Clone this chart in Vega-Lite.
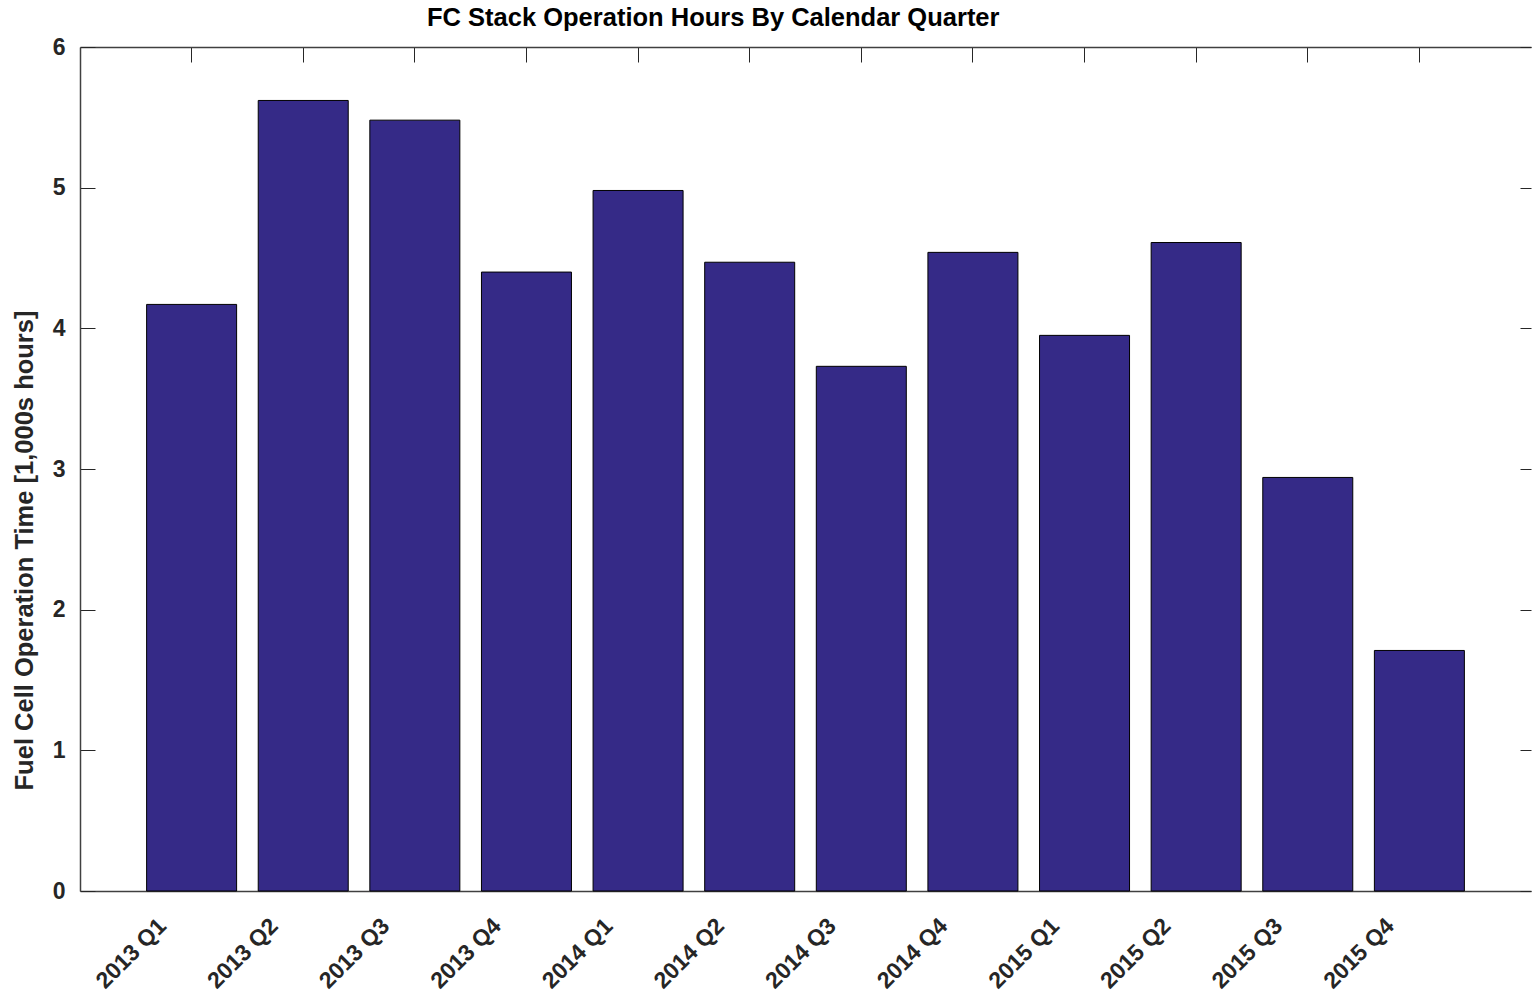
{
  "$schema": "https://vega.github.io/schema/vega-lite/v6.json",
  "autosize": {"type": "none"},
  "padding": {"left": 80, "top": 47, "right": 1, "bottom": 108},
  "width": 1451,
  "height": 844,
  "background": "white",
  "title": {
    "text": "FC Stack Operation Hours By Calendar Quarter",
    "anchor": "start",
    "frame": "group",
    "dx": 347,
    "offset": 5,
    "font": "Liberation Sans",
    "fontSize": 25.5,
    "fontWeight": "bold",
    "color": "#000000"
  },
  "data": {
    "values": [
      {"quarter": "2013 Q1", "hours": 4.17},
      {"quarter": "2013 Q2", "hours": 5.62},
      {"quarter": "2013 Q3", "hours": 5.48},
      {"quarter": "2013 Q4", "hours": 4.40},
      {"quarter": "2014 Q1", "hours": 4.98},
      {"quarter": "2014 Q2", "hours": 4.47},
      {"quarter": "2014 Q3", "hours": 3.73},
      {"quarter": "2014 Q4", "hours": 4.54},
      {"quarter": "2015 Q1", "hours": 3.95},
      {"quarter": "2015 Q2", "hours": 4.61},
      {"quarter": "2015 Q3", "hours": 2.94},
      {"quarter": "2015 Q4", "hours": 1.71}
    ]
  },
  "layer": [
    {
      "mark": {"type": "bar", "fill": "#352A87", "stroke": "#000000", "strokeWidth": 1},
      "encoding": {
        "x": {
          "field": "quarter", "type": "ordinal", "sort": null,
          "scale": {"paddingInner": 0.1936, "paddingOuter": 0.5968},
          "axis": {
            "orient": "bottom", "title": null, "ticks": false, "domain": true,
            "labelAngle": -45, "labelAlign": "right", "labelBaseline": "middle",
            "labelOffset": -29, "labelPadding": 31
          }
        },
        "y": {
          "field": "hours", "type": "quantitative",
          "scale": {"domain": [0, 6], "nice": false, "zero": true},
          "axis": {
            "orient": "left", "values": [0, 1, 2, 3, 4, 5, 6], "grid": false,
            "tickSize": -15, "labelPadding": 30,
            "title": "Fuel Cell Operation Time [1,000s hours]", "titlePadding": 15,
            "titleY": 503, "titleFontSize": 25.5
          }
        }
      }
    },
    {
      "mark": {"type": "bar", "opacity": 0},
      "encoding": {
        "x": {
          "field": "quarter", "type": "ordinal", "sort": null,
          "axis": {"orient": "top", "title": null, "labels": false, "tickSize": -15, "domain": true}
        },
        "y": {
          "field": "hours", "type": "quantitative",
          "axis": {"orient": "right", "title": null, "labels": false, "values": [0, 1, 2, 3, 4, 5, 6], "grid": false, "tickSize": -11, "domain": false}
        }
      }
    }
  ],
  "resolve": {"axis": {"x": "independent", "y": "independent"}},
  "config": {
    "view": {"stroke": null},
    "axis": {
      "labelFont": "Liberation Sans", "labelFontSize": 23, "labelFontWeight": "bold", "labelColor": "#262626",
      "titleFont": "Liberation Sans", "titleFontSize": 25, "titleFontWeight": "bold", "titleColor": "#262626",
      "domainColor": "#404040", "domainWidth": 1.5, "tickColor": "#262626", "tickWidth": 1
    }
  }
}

================================

Written request ▸
Give back every line exactly as it stands, pictures excluded.

Full response ▸
Clone this chart in Vega-Lite.
{
  "$schema": "https://vega.github.io/schema/vega-lite/v6.json",
  "autosize": {"type": "none"},
  "padding": {"left": 80, "top": 47, "right": 1, "bottom": 108},
  "width": 1451,
  "height": 844,
  "background": "white",
  "title": {
    "text": "FC Stack Operation Hours By Calendar Quarter",
    "anchor": "start",
    "frame": "group",
    "dx": 347,
    "offset": 5,
    "font": "Liberation Sans",
    "fontSize": 25.5,
    "fontWeight": "bold",
    "color": "#000000"
  },
  "data": {
    "values": [
      {"quarter": "2013 Q1", "hours": 4.17},
      {"quarter": "2013 Q2", "hours": 5.62},
      {"quarter": "2013 Q3", "hours": 5.48},
      {"quarter": "2013 Q4", "hours": 4.40},
      {"quarter": "2014 Q1", "hours": 4.98},
      {"quarter": "2014 Q2", "hours": 4.47},
      {"quarter": "2014 Q3", "hours": 3.73},
      {"quarter": "2014 Q4", "hours": 4.54},
      {"quarter": "2015 Q1", "hours": 3.95},
      {"quarter": "2015 Q2", "hours": 4.61},
      {"quarter": "2015 Q3", "hours": 2.94},
      {"quarter": "2015 Q4", "hours": 1.71}
    ]
  },
  "layer": [
    {
      "mark": {"type": "bar", "fill": "#352A87", "stroke": "#000000", "strokeWidth": 1},
      "encoding": {
        "x": {
          "field": "quarter", "type": "ordinal", "sort": null,
          "scale": {"paddingInner": 0.1936, "paddingOuter": 0.5968},
          "axis": {
            "orient": "bottom", "title": null, "ticks": false, "domain": true,
            "labelAngle": -45, "labelAlign": "right", "labelBaseline": "middle",
            "labelOffset": -29, "labelPadding": 31
          }
        },
        "y": {
          "field": "hours", "type": "quantitative",
          "scale": {"domain": [0, 6], "nice": false, "zero": true},
          "axis": {
            "orient": "left", "values": [0, 1, 2, 3, 4, 5, 6], "grid": false,
            "tickSize": -15, "labelPadding": 30,
            "title": "Fuel Cell Operation Time [1,000s hours]", "titlePadding": 15,
            "titleY": 503, "titleFontSize": 25.5
          }
        }
      }
    },
    {
      "mark": {"type": "bar", "opacity": 0},
      "encoding": {
        "x": {
          "field": "quarter", "type": "ordinal", "sort": null,
          "axis": {"orient": "top", "title": null, "labels": false, "tickSize": -15, "domain": true}
        },
        "y": {
          "field": "hours", "type": "quantitative",
          "axis": {"orient": "right", "title": null, "labels": false, "values": [0, 1, 2, 3, 4, 5, 6], "grid": false, "tickSize": -11, "domain": false}
        }
      }
    }
  ],
  "resolve": {"axis": {"x": "independent", "y": "independent"}},
  "config": {
    "view": {"stroke": null},
    "axis": {
      "labelFont": "Liberation Sans", "labelFontSize": 23, "labelFontWeight": "bold", "labelColor": "#262626",
      "titleFont": "Liberation Sans", "titleFontSize": 25, "titleFontWeight": "bold", "titleColor": "#262626",
      "domainColor": "#404040", "domainWidth": 1.5, "tickColor": "#262626", "tickWidth": 1
    }
  }
}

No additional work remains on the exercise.